Ignoring pressure from woke U.S. athletes for the freedom to protest, the International Olympic Committee (IOC) is standing firm against social justice madness. Washington Post liberal Kevin Blackistone predicts the IOC ban will only empower the radicals at the Summer Games in Tokyo.
Rule 50 of the Olympic charter reads in part: “No kind of demonstration or political, religious or racial propaganda is permitted in any Olympic sites, venues or other areas.” American social justice warriors don’t understand any part of what “no” means. Late last year, the U.S. Olympic and Paralympic Committee petitioned the IOC to allow peaceful demonstrations.
“Last week, as the world continued to be roiled by protests — against racialized police lethality in the United States, authoritarianism in Myanmar and human rights abuses in Russia, to name but a few — the International Olympic Committee announced it was upholding its ban of protests at its Games” Blackistone wrote. The IOC warned of punishment against athletes who use the world platform to make political statements.
Blackistone said some athletes denounced the decision and one organization promised to provide legal assistance for Olympians punished by the IOC.

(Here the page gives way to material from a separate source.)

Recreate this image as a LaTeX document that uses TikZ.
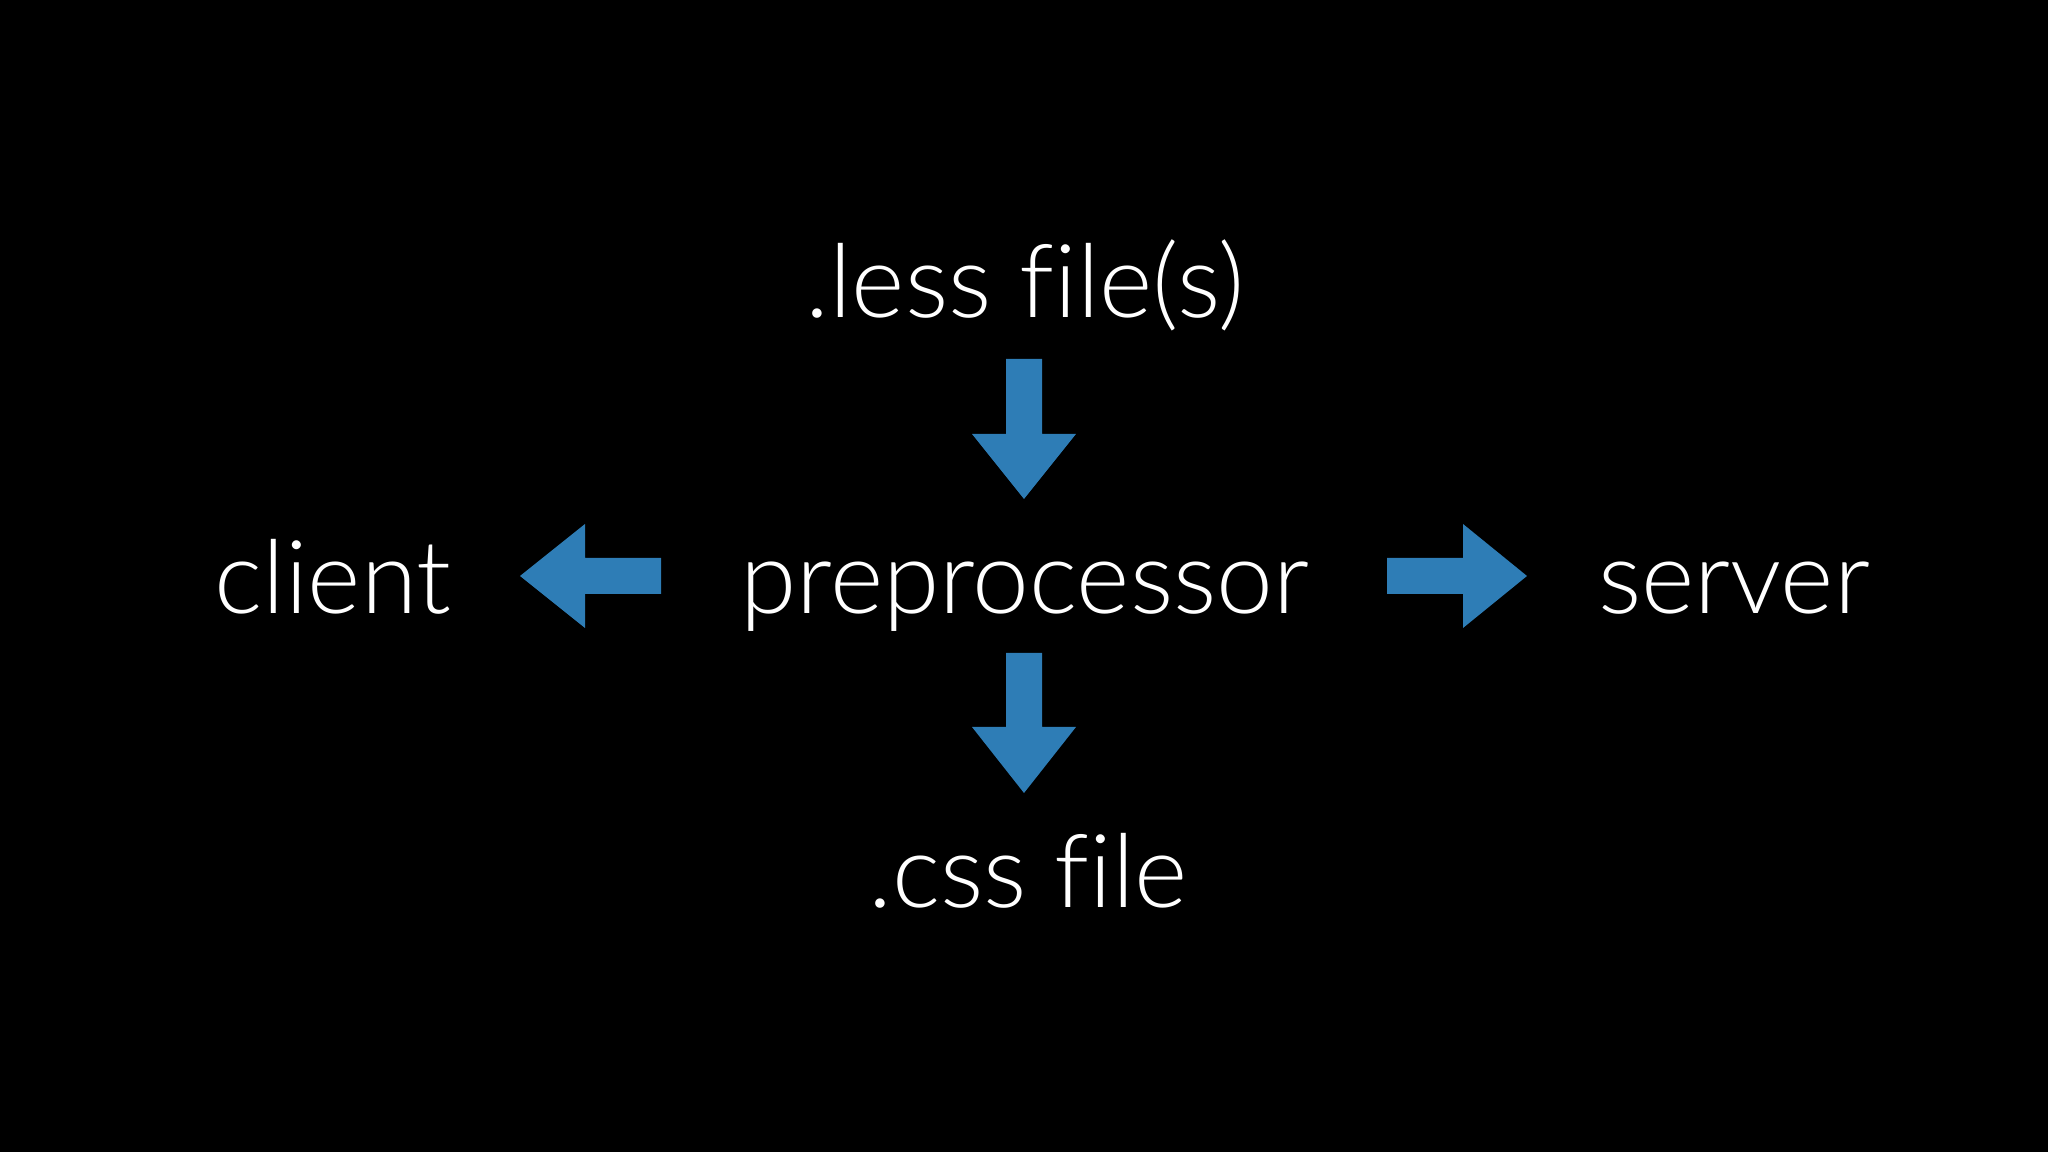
\documentclass[tikz,border=0pt]{standalone}
\usepackage{fontspec}
\setmainfont{Lato}[UprightFont={* Light},Ligatures=NoCommon]
\definecolor{arrowblue}{RGB}{46,125,182}
\begin{document}
\begin{tikzpicture}[x=0.01cm,y=0.01cm,
  lbl/.style={text=white,font=\fontsize{29}{34}\selectfont,anchor=base,inner sep=0pt},
  arr/.style={fill=arrowblue,draw=none}]
\fill[black] (0,0) rectangle (2048,1152);
\useasboundingbox (0,0) rectangle (2048,1152);
\node[lbl] (less) at (1025,834) {.less file(s)};
\node[lbl] (pre) at (1025,538) {preprocessor};
\node[lbl] (client) at (333,538) {client};
\node[lbl] (server) at (1734,538) {server};
\node[lbl] (css) at (1028,244) {.css file};
% down arrow 1
\fill[arr] (1006,793) -- (1042,793) -- (1042,718) -- (1076,718) -- (1024,653) -- (972,718) -- (1006,718) -- cycle;
% down arrow 2
\fill[arr] (1006,499) -- (1042,499) -- (1042,425) -- (1076,425) -- (1024,359) -- (972,425) -- (1006,425) -- cycle;
% left arrow
\fill[arr] (661,594) -- (585,594) -- (585,628) -- (520,576) -- (585,524) -- (585,558) -- (661,558) -- cycle;
% right arrow
\fill[arr] (1387,594) -- (1463,594) -- (1463,628) -- (1527,576) -- (1463,524) -- (1463,558) -- (1387,558) -- cycle;
\end{tikzpicture}
\end{document}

“I, however, wholly support the rule. After all, are you really protesting if you do so only after being granted permission?” Blackistone asked. But don’t be fooled; he really wants unfettered protest this summer.
Protest is not, according to Blackistone, “a cooperative event. It is a confrontation. As the Organization of American States reminded in a recent report on protest and human rights, "the exercise of fundamental freedoms should not be subject to previous authorization by the authorities.”
It’s also “the height of disingenuousness” for Olympic organizers to claim political purity and force it upon athletes by threatening punitive measures for those who should use the Games to prove otherwise, Blackistone continued.
The IOC’s resolve will do what Blackistone says it has always done: invite protest. He added, “What athletes with something to say should do is what their predecessors have always done: accept the invitation with glee.”
The Post writer described his view of protest that is prohibited. It stands out and resonates, he says. It captures and demands our attention and curiosity and makes people investigate. The Milwaukee Bucks refusing to play an NBA postseason game after the 2020 police shooting of Jacob Blake personifies this for Blackistone.
“When protest is negotiated, it can be diminished,” Blackistone wrote. “It can be defanged. It can be dampened. Already, the protest movements that have defined this early part of the 21st century, particularly those we have seen in sports, have given way to too much agreement, if not outright commodification, which has led to the diminution of their messages.”
To prove the latter point, Blackistone says the “sting” of Colin Kaepernick’s organic kneeling during the national anthem to protest “the unchecked extrajudicial killing of Black men” was mediated. SJWs wanting to pick up where he left off now do so out of sight and off the field. This season, the NBA returned to “its entertainment-first past,” Blackistone groans.
The Olympic Games feature nationalistic, jingoistic flag-waving, says Blackistone, who hopes those on the Tokyo stage will disrupt that spirit. Past Olympic scandals featured what he wants again: athletes who don’t negotiate the right to protest with Olympic organizers. “They just did what they thought was best and used the Olympic stage to broadcast their positions, repercussions be damned,” Blackistone reminded today’s SJWs.